Every Friday morning at our Man in the Mirror Bible Study, I meet with the first time visitors. They routinely describe the severely underestimated consequences of having lived by their own best thinking: Estrangement, financial chaos, crises of meaning, loss of purpose and direction, and so on.
When our own best thinking is the arbiter of what is true, right, and good the chance for making a mistake soars exponentially. Why? Because you and I are a confluence of complexity and an amalgamation of inconsistencies. Our minds are a labyrinth of self-deceit.
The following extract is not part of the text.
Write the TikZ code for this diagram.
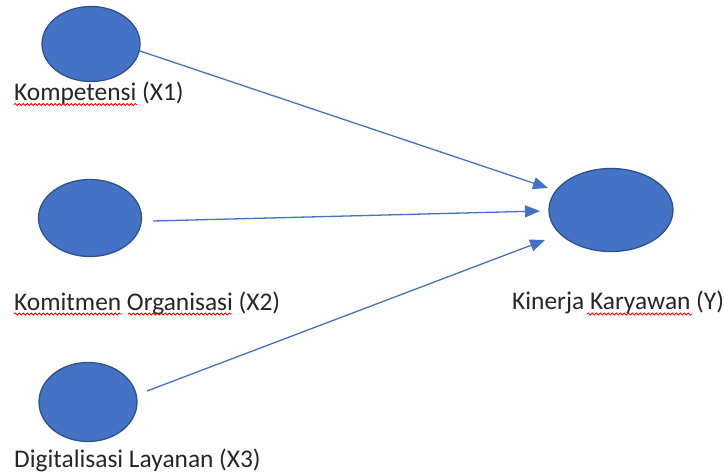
\documentclass[tikz,border=0pt]{standalone}
\usepackage{fontspec}
\setmainfont{Carlito}
\usetikzlibrary{shapes.geometric,arrows.meta,decorations.pathmorphing}
\definecolor{fillblue}{HTML}{4472C4}
\definecolor{edgeblue}{HTML}{2F528F}
\definecolor{txt}{HTML}{262626}
\begin{document}
\begin{tikzpicture}[x=1pt,y=-1pt,
  var/.style={ellipse,draw=edgeblue,fill=fillblue,line width=1.3pt,inner sep=0pt},
  lbl/.style={anchor=base west,inner sep=0pt,text=txt,font=\fontsize{25.4}{30}\selectfont},
  conn/.style={draw=fillblue,line width=1.3pt,-{Triangle[length=15pt,width=12pt]}},
  spell/.style={draw=red,line width=0.8pt,decorate,decoration={snake,segment length=4pt,amplitude=1.1pt}}]
\useasboundingbox (0,0) rectangle (724,472);
\fill[white] (0,0) rectangle (724,472);
% ellipses
\node[var,minimum width=98pt,minimum height=75pt] (x1) at (91,44) {};
\node[var,minimum width=103pt,minimum height=77pt] (x2) at (90,218) {};
\node[var,minimum width=98pt,minimum height=79pt] (x3) at (88,402) {};
\node[var,minimum width=124pt,minimum height=83pt] (y) at (611,210) {};
% labels
\node[lbl] (l1) at (14,100) {Kompetensi (X1)};
\node[lbl] (l2) at (14,310) {Komitmen Organisasi (X2)};
\node[lbl] (l3) at (14,467) {Digitalisasi Layanan (X3)};
\node[lbl] (ly) at (512,309) {Kinerja Karyawan (Y)};
% connectors
\coordinate (s1) at (140,51);
\coordinate (e1) at (548,188);
\coordinate (s2) at (153,221);
\coordinate (e2) at (540,211);
\coordinate (s3) at (147,391);
\coordinate (e3) at (545,240);
\draw[conn] (s1) -- (e1);
\draw[conn] (s2) -- (e2);
\draw[conn] (s3) -- (e3);
% spell-check underlines
\coordinate (u1a) at (14,104.5);
\coordinate (u1b) at (137,104.5);
\coordinate (u2a) at (14,314);
\coordinate (u2b) at (122,314);
\coordinate (u3a) at (128,314);
\coordinate (u3b) at (232,314);
\coordinate (u4a) at (587,314);
\coordinate (u4b) at (692,314);
\draw[spell] (u1a) -- (u1b);
\draw[spell] (u2a) -- (u2b);
\draw[spell] (u3a) -- (u3b);
\draw[spell] (u4a) -- (u4b);
\end{tikzpicture}
\end{document}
Demosthenes said it like this, “Nothing is easier than self-deceit, for what each man wishes that he also believes to be true.” Our emotions delude us to believe that what we feel is somehow true–and the way it is, or has to be. By self-deceit, we reinvent the “truth” to match our desires. And the higher the stakes, the lower the reliability of our own best thinking. In short, we are horribly unreliable.
Before Demosthenes, Jeremiah had the original words for this. He said, “The heart is deceitful above all things and beyond cure. Who can understand it?” (Jeremiah 17:9). The Apostle Paul amplified, “I do not understand what I do. For what I want to do I do not do, but what I hate I do… I know that nothing good lives in me, that is, in my sinful nature. For I have the desire to do what is good, but I cannot carry it out. For what I do is not the good I want to do; no, the evil I do not want to do–this I keep on doing” (Romans 7:15, 18-19).
So what’s the solution if we have erred and lived by our own best thinking? It’s to have a higher authority. It’s to bring ourselves under the authority of what has been the most true for the most people for the most long: our Christian faith. As Paul went on to say, “What a wretched man I am! Who will rescue me from this body of death? Thanks be to God–through Jesus Christ our Lord!” (Romans 7:24-25).
Let’s stop reinventing truth in our imaginations to be what we want it to be. Let’s stop seeking the truth we want, and seek the truth that is. Let’s stop doing what seems right in our own eyes. Because we just can’t trust our own best thinking.